With all that said, though, what Sheets will have to debate is if the NFL is going to give him a real opportunity. He's been through the league before and never really got much of a shot thanks to depth charts and injuries, and there's always a possibility that will happen again. Moreover, running backs have their age considered closely, something that always seems to come up on both sides of the border, and Sheets will be 29 in March. That's not quite the dreaded 30, but it's not far from it, and that may lead NFL teams to give him less of a shot than some younger undrafted free agent. The NFL's 2012 decision to increase offseason rosters to 90 players also may factor in here; there are more players than ever in NFL camps, making it much harder to earn a spot. Teams carry only a 53-man active roster and an eight-man practice squad, so almost one of every three camp invitees won't be sticking around for the season. Going from the CFL to the NFL is a tough jump, and while some stars like Wake, Freeman and Seattle's Brandon Browner have done it well, others like Andy Fantuz, Solomon Elimimian and Emmanuel Arceneaux found it tougher and wound up back in Canadian football.

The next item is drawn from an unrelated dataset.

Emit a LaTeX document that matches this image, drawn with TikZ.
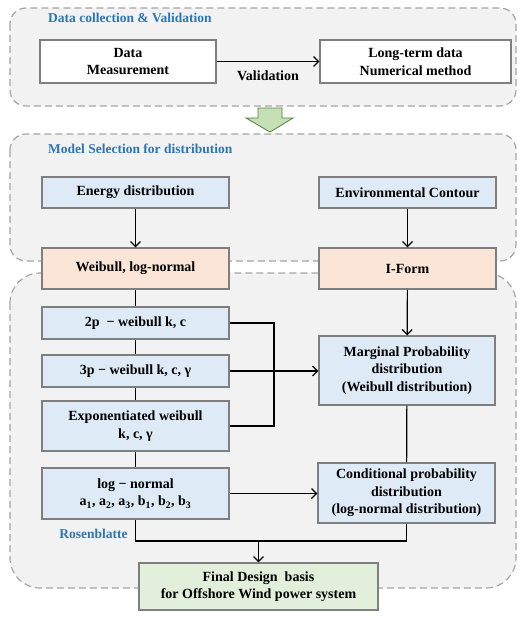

If Sheets elects to stay north of the border, that doesn't mean he'll be in Saskatchewan either. There should be plenty of league-wide interest in a back with Sheets' ability not only to consistently pick up tough yardage, but also to carry the ball an awful lot. He was crucial to the Roughriders' Grey Cup win this year, and he could boost a lot of teams' ground games. Still, there's a lot for him to like in Saskatchewan, including fans willing to give him a Saskatoon-Regina ride. Before the Grey Cup, he told me "I'm thinking about being here for a very long time." Sheets shouldn't be vilified if that doesn't come to pass, as the lure of the NFL is awfully hard to resist (especially given the salary discrepancies), but it also might not be completely unexpected to see him play further games in a Roughriders' uniform.